If you do work abroad, especially if financed by the World Bank or European Union Fund, you will soon meet the FIDIC rules. And let me tell you this, it was ages before the UK invented the adjudicator that FIDIC had this chappy as a standard feature. In its latest form, invented last month, FIDIC now has a "dispute board". And one of the express rules is that the dispute board "shall as far as reasonable, endeavour to prevent potential problems or claims becoming disputes". Now then, I confess I don't know any other standard form contract that has taken that advanced step. The job of the dispute board is "to prevent problems and claims becoming disputes".
FIDIC some years ago decided that disputes would first be "decided" by the engineer. Then by an adjudicator, then it would go to "amicable settlement", then to an arbitrator. Disputes on small jobs are decided by a sole adjudicator. The three-person adjudication board is for beefy jobs. Then FIDIC suggested that the beefy job should see the three-person dispute adjudication board not only decide disputes but visit the project every few months to be briefed on progress. Now this latest step is for beefy jobs to have a person, or three, to prod about to prevent the adjudicator having to come near the site.

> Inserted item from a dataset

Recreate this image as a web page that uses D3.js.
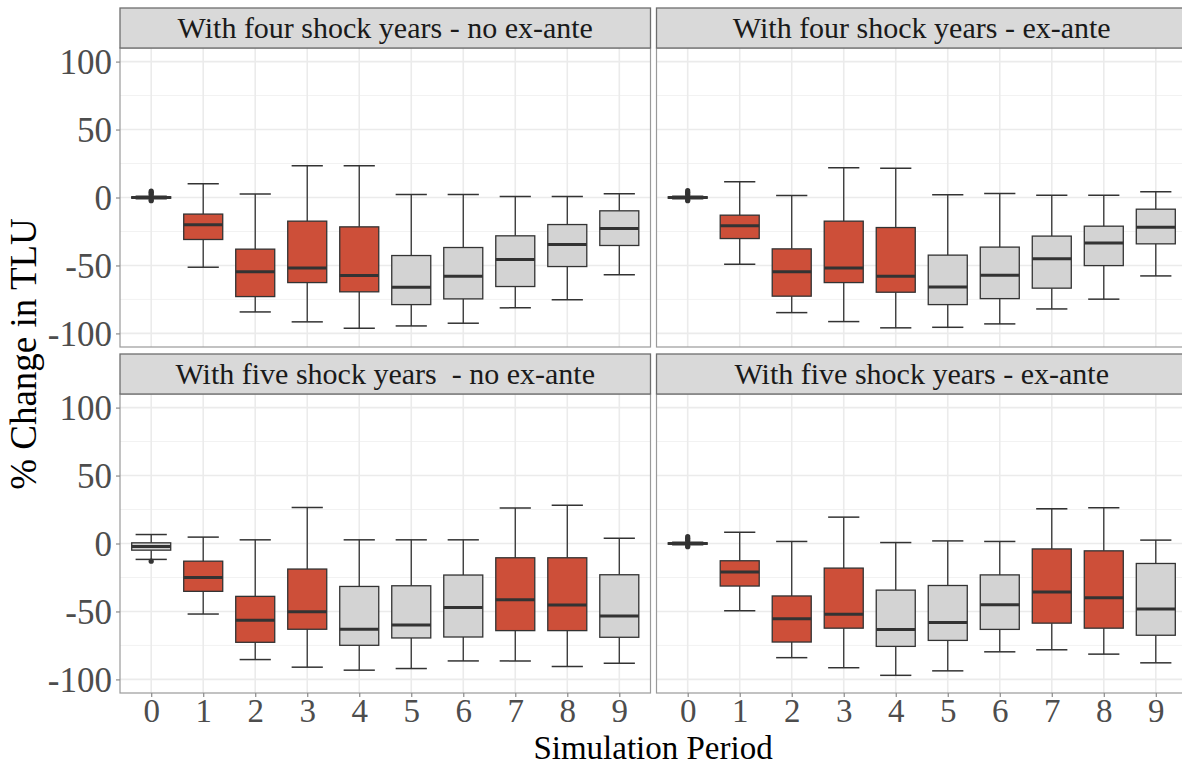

Can you see something new here? The adjudicator, the arbitrator and the judge only referees the quarrels and decides which argument is more convincing. He is an argument weigher. He comes to the dispute with a big set of scales in his white van. He piles the arguments into each pan, sees which ones weigh more. Even a mediator, that man who doesn't decide disputes, comes along only after a dispute has crystallised. So, all these characters first need the dispute. But the new boy or new dispute board is there to stop the dispute ever gaining a toehold. What shall we call him? A spoilsport? How about a dispute-stopper. Yes, that's it. The dispute board has a contractual duty under FIDIC forms to be a dispute-stopper.
How? The words in the document limit the scope of the dispute board's task. It is not there to "endeavour to prevent disputes". No. The words are "endeavour to prevent potential problems and claims from becoming disputes". What is a "potential problem"? How about the main contractor placing subcontracts with the cheapest outfit irrespective of ability to perform the subcontract? How about placing subcontracts where the outfit is wholly unsuited to manage the risks? How about placing subcontracts for design and construct packages when the subby hasn't anyone qualified to design one jot of its work? Do you see any "potential problems" here? And what about potential problems with the main contractor? The dispute board will have to cross check this fellow's finances for potential problems. Check his intention to staff the site, identify inadequate managers. And wow, the dispute board will have to monitor the programme for potential problems. That original programme will have to be tested, challenged and teased. The supply dates of materials will be cross checked for being realistic. Then there is the duty to "endeavour to prevent claims". Claims come out of the design team failing to provide information on time, of employers wanting change upon change, of folk covering their backsides because of the umpteenth cock-up. Claims come out of accelerating the works, disruption, prolongation, strikes, the odd bit of vandalism.
Claims come from folk failing to provide information, wanting change upon change and covering their backsides because of the umpteenth cock-up
The FIDIC dispute-stopper is brand new. And I want FIDIC to do us a favour. Please appoint your first man or woman of magic soon, because as soon as you have all done with this wonderperson we can put them on the transfer list? But we will ask one question at the end of the first appointment: "How many disputes did you stop?"